▶ STATED TASK: From the listing that follows, output everything exactly except the pictures.

▶ DATASET SECTION:

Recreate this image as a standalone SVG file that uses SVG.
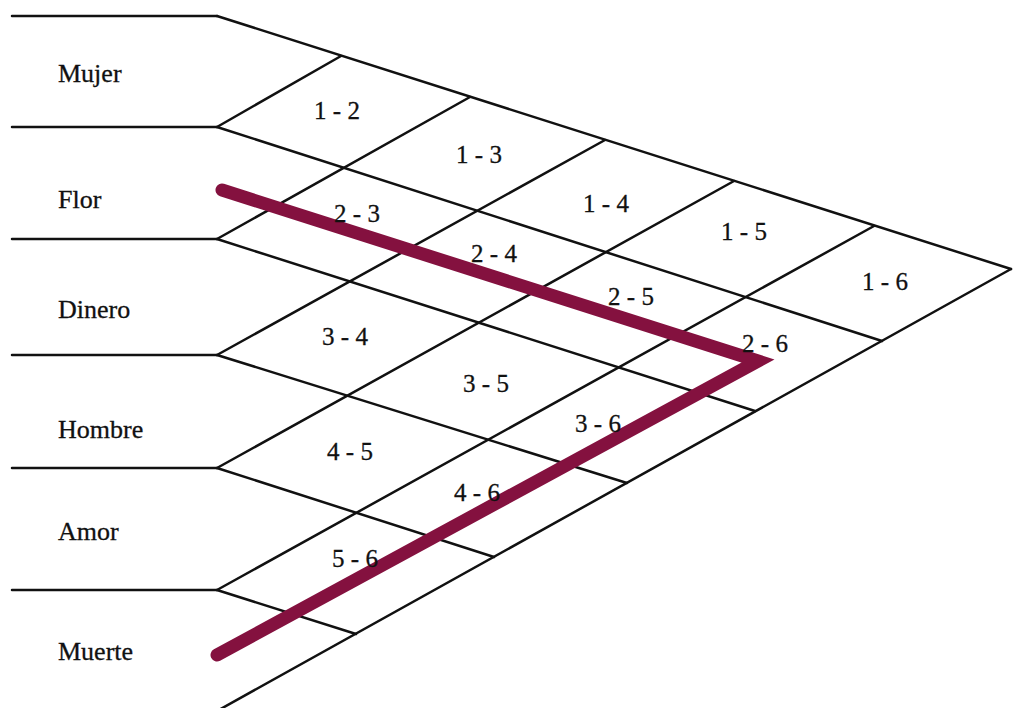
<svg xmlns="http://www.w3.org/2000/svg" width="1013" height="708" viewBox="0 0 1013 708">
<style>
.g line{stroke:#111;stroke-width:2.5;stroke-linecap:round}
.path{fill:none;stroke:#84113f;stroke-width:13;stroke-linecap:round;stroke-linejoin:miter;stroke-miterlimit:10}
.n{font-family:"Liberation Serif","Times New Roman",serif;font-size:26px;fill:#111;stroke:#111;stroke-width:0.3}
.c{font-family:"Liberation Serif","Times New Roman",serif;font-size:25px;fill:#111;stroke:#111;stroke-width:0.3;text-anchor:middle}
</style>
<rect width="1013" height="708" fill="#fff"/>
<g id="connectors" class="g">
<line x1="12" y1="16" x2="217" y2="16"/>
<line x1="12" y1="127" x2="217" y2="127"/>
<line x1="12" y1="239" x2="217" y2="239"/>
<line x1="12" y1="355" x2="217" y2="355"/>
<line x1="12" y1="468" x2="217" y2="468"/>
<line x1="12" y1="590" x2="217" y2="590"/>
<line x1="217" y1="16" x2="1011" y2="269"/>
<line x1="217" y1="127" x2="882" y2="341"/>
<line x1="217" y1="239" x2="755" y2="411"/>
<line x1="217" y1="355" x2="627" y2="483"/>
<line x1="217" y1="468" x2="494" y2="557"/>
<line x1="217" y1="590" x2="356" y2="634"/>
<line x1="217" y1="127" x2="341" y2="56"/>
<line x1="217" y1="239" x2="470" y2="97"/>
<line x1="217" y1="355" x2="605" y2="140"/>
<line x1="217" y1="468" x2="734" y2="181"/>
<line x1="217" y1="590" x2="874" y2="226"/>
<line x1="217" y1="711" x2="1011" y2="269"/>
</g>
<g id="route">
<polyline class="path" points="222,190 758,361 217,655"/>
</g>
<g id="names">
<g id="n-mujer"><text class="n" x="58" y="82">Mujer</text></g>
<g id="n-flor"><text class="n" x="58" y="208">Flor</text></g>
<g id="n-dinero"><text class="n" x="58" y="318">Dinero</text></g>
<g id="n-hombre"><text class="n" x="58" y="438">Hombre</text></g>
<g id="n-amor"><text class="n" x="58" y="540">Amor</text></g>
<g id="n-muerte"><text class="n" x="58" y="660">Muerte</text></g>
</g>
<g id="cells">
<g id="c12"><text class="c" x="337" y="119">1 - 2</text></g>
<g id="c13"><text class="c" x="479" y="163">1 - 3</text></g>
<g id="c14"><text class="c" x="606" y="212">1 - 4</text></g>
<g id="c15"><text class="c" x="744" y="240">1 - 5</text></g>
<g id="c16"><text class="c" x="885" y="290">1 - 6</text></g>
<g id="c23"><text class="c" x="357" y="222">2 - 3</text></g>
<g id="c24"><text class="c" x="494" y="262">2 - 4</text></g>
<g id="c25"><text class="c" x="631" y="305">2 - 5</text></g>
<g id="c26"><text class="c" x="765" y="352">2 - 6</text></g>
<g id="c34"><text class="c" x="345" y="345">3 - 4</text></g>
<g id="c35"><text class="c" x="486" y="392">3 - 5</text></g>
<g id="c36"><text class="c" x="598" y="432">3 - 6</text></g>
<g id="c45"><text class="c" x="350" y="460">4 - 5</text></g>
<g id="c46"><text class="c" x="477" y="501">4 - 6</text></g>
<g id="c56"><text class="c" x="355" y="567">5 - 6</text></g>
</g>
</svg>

▶ EXERCISE RESPONSE:
Recreate this image as a standalone SVG file that uses SVG.
<svg xmlns="http://www.w3.org/2000/svg" width="1013" height="708" viewBox="0 0 1013 708">
<style>
.g line{stroke:#111;stroke-width:2.5;stroke-linecap:round}
.path{fill:none;stroke:#84113f;stroke-width:13;stroke-linecap:round;stroke-linejoin:miter;stroke-miterlimit:10}
.n{font-family:"Liberation Serif","Times New Roman",serif;font-size:26px;fill:#111;stroke:#111;stroke-width:0.3}
.c{font-family:"Liberation Serif","Times New Roman",serif;font-size:25px;fill:#111;stroke:#111;stroke-width:0.3;text-anchor:middle}
</style>
<rect width="1013" height="708" fill="#fff"/>
<g id="connectors" class="g">
<line x1="12" y1="16" x2="217" y2="16"/>
<line x1="12" y1="127" x2="217" y2="127"/>
<line x1="12" y1="239" x2="217" y2="239"/>
<line x1="12" y1="355" x2="217" y2="355"/>
<line x1="12" y1="468" x2="217" y2="468"/>
<line x1="12" y1="590" x2="217" y2="590"/>
<line x1="217" y1="16" x2="1011" y2="269"/>
<line x1="217" y1="127" x2="882" y2="341"/>
<line x1="217" y1="239" x2="755" y2="411"/>
<line x1="217" y1="355" x2="627" y2="483"/>
<line x1="217" y1="468" x2="494" y2="557"/>
<line x1="217" y1="590" x2="356" y2="634"/>
<line x1="217" y1="127" x2="341" y2="56"/>
<line x1="217" y1="239" x2="470" y2="97"/>
<line x1="217" y1="355" x2="605" y2="140"/>
<line x1="217" y1="468" x2="734" y2="181"/>
<line x1="217" y1="590" x2="874" y2="226"/>
<line x1="217" y1="711" x2="1011" y2="269"/>
</g>
<g id="route">
<polyline class="path" points="222,190 758,361 217,655"/>
</g>
<g id="names">
<g id="n-mujer"><text class="n" x="58" y="82">Mujer</text></g>
<g id="n-flor"><text class="n" x="58" y="208">Flor</text></g>
<g id="n-dinero"><text class="n" x="58" y="318">Dinero</text></g>
<g id="n-hombre"><text class="n" x="58" y="438">Hombre</text></g>
<g id="n-amor"><text class="n" x="58" y="540">Amor</text></g>
<g id="n-muerte"><text class="n" x="58" y="660">Muerte</text></g>
</g>
<g id="cells">
<g id="c12"><text class="c" x="337" y="119">1 - 2</text></g>
<g id="c13"><text class="c" x="479" y="163">1 - 3</text></g>
<g id="c14"><text class="c" x="606" y="212">1 - 4</text></g>
<g id="c15"><text class="c" x="744" y="240">1 - 5</text></g>
<g id="c16"><text class="c" x="885" y="290">1 - 6</text></g>
<g id="c23"><text class="c" x="357" y="222">2 - 3</text></g>
<g id="c24"><text class="c" x="494" y="262">2 - 4</text></g>
<g id="c25"><text class="c" x="631" y="305">2 - 5</text></g>
<g id="c26"><text class="c" x="765" y="352">2 - 6</text></g>
<g id="c34"><text class="c" x="345" y="345">3 - 4</text></g>
<g id="c35"><text class="c" x="486" y="392">3 - 5</text></g>
<g id="c36"><text class="c" x="598" y="432">3 - 6</text></g>
<g id="c45"><text class="c" x="350" y="460">4 - 5</text></g>
<g id="c46"><text class="c" x="477" y="501">4 - 6</text></g>
<g id="c56"><text class="c" x="355" y="567">5 - 6</text></g>
</g>
</svg>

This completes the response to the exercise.